> [What you have to do] Starting at the line containing "Recreate this image as a web", please quote every line up to and including the line containing "const yTicks = [0, 100, 200, 300, 400];", exactly, and nothing beyond.

□ □ □

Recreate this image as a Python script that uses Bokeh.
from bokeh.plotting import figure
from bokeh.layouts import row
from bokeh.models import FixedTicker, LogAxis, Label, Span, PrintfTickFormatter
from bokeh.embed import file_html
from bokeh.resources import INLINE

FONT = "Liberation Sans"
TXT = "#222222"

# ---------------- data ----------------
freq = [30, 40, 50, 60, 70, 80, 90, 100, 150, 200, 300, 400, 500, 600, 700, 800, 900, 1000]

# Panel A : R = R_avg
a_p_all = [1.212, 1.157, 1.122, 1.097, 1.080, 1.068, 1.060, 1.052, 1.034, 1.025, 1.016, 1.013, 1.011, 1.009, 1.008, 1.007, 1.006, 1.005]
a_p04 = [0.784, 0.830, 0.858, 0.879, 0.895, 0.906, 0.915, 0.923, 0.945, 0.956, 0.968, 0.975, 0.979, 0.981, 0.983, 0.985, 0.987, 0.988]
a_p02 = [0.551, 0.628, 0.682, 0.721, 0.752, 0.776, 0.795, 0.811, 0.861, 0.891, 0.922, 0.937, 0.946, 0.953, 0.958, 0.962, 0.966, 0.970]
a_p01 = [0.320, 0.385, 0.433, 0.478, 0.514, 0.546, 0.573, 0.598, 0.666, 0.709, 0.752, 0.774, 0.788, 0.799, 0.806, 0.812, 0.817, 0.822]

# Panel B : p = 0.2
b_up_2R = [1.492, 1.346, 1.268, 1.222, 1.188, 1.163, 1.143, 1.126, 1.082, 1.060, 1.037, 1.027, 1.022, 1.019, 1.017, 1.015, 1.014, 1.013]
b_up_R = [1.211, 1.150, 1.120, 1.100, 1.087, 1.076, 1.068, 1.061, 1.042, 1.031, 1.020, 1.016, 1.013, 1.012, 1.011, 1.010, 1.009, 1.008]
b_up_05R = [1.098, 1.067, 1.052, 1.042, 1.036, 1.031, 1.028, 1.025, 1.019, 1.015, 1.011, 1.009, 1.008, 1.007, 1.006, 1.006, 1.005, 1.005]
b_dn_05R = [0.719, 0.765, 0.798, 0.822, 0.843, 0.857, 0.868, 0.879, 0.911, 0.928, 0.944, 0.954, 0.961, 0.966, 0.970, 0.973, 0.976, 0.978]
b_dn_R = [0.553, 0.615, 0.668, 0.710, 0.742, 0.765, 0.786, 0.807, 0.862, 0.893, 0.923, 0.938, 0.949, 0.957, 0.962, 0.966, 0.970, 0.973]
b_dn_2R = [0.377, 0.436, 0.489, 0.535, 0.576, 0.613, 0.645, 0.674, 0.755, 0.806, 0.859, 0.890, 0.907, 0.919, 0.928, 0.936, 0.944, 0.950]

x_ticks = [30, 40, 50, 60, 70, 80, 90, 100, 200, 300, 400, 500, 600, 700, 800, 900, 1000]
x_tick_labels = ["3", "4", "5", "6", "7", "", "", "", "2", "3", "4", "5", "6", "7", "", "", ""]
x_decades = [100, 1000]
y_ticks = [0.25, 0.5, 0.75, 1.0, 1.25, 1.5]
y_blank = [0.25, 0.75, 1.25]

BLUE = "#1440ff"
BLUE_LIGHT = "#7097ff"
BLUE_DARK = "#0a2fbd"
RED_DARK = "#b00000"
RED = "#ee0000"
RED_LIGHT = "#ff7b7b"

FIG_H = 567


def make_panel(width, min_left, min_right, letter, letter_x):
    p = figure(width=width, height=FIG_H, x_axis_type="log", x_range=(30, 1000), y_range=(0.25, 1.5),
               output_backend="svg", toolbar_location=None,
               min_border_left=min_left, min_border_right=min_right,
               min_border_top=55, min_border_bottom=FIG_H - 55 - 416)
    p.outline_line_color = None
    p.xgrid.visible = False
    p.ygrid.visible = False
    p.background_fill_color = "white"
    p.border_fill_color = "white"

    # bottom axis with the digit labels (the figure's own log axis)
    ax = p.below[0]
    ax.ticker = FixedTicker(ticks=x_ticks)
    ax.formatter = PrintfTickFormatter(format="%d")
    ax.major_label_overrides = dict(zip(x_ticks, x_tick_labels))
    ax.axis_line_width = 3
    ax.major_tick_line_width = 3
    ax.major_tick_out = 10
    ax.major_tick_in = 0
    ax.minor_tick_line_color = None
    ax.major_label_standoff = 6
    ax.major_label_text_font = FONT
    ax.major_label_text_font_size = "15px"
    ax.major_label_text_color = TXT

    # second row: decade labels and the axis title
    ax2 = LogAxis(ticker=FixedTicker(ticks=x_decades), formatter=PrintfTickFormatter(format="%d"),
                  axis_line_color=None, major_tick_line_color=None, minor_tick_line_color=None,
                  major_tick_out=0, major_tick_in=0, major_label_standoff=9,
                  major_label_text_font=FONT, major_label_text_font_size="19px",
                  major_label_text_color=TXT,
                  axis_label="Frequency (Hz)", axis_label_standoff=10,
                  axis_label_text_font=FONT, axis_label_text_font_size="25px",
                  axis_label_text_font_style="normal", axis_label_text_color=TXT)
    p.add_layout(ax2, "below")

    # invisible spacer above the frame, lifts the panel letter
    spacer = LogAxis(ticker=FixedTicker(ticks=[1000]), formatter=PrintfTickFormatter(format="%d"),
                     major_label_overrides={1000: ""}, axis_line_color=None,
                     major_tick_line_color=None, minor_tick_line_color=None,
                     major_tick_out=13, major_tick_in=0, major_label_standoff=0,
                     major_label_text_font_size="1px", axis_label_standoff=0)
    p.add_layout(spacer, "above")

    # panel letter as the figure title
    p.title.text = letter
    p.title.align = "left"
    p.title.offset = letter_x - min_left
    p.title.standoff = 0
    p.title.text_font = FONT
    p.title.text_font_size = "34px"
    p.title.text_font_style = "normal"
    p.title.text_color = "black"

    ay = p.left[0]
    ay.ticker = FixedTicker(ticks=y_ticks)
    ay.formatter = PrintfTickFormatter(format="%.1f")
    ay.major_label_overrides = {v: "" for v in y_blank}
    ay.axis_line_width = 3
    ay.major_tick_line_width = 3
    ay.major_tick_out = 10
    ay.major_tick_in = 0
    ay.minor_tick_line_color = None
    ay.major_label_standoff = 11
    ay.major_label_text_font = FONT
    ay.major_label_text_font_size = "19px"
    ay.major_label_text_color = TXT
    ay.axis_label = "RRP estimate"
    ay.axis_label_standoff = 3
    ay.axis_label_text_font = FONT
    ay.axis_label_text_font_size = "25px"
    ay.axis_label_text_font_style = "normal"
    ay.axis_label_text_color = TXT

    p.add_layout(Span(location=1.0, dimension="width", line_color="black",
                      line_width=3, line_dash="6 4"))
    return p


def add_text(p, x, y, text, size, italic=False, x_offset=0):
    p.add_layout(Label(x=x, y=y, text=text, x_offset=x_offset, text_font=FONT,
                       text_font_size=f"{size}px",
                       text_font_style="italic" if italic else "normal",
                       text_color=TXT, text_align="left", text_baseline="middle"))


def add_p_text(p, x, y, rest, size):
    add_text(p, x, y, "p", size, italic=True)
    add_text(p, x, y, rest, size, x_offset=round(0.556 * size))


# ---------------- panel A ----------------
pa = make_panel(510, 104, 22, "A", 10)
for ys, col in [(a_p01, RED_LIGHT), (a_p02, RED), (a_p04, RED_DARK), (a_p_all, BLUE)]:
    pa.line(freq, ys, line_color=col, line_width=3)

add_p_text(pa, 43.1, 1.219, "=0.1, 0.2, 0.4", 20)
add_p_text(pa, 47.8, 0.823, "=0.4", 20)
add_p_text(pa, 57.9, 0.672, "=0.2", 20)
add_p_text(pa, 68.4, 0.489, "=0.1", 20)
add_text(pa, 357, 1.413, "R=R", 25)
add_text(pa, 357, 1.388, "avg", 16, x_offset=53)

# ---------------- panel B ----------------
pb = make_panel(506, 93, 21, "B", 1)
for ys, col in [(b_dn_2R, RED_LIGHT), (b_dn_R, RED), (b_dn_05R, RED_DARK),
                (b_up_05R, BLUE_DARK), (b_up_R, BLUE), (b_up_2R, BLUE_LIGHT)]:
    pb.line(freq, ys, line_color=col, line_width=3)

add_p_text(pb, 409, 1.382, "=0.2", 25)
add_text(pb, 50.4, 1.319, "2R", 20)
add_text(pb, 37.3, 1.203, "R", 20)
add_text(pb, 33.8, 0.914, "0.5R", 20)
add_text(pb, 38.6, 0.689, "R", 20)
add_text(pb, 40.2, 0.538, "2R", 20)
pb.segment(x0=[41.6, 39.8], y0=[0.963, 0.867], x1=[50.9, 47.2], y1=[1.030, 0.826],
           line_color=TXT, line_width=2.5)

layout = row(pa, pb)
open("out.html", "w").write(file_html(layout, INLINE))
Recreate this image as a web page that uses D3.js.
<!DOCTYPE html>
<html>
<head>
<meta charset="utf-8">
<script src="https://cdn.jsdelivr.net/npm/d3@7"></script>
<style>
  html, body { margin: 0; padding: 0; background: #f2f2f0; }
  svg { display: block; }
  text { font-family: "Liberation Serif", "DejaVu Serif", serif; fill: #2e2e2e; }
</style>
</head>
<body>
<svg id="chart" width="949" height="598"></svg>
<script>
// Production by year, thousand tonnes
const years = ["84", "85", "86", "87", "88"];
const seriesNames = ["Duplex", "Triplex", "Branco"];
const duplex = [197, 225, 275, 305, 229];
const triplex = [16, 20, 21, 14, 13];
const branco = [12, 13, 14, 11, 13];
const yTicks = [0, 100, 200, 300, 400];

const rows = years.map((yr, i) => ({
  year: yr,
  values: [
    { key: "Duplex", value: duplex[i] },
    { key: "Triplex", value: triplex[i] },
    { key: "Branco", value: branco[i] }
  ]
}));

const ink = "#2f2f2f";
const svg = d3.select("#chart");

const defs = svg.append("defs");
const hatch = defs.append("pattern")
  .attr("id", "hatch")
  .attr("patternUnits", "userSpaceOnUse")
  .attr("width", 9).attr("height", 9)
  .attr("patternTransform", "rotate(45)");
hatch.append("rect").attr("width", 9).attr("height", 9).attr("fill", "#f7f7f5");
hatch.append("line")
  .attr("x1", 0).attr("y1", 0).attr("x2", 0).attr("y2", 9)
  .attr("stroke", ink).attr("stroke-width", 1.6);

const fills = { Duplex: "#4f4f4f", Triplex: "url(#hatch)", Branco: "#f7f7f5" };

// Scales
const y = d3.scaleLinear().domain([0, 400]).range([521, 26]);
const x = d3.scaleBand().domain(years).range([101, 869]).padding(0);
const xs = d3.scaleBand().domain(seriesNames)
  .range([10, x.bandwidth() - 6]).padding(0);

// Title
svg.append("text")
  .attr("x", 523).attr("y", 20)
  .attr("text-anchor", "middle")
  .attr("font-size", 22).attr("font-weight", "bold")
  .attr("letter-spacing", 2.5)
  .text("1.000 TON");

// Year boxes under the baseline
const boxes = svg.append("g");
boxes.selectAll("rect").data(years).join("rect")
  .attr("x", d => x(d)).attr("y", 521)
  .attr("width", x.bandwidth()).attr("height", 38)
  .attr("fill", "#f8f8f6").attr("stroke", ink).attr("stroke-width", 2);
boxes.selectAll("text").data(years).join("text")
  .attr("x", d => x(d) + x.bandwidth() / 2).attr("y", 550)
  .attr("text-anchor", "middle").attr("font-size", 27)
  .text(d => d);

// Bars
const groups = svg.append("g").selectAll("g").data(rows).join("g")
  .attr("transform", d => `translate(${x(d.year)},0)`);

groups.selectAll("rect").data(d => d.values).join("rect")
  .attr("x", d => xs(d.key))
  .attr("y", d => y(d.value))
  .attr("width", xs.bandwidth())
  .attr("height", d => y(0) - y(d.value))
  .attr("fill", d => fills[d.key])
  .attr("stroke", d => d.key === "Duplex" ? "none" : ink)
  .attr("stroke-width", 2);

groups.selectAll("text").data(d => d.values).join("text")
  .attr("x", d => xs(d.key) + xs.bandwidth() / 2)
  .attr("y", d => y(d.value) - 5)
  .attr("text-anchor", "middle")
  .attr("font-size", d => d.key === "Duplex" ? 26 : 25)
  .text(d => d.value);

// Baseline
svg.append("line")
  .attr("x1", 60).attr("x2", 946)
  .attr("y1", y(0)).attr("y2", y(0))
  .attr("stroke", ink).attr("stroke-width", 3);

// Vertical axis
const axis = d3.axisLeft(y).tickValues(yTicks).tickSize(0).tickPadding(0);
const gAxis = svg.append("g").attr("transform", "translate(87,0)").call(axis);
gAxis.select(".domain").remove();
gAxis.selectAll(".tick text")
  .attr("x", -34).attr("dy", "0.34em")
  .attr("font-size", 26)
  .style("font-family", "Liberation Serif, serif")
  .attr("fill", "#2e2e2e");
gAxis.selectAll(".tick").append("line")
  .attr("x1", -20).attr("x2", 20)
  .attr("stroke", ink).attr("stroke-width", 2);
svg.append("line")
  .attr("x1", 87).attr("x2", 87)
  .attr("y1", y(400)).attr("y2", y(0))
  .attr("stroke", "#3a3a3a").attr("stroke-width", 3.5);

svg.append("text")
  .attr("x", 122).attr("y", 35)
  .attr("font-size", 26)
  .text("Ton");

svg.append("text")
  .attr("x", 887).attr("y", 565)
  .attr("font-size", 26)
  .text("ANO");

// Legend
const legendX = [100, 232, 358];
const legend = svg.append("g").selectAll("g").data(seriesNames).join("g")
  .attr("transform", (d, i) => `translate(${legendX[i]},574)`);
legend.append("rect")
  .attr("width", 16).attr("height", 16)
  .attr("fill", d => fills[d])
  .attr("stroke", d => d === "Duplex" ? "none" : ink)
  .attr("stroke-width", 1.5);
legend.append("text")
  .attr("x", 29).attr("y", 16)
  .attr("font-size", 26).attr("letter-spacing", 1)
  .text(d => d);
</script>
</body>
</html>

□ □ □

> [Answer to the exercise]
Recreate this image as a web page that uses D3.js.
<!DOCTYPE html>
<html>
<head>
<meta charset="utf-8">
<script src="https://cdn.jsdelivr.net/npm/d3@7"></script>
<style>
  html, body { margin: 0; padding: 0; background: #f2f2f0; }
  svg { display: block; }
  text { font-family: "Liberation Serif", "DejaVu Serif", serif; fill: #2e2e2e; }
</style>
</head>
<body>
<svg id="chart" width="949" height="598"></svg>
<script>
// Production by year, thousand tonnes
const years = ["84", "85", "86", "87", "88"];
const seriesNames = ["Duplex", "Triplex", "Branco"];
const duplex = [197, 225, 275, 305, 229];
const triplex = [16, 20, 21, 14, 13];
const branco = [12, 13, 14, 11, 13];
const yTicks = [0, 100, 200, 300, 400];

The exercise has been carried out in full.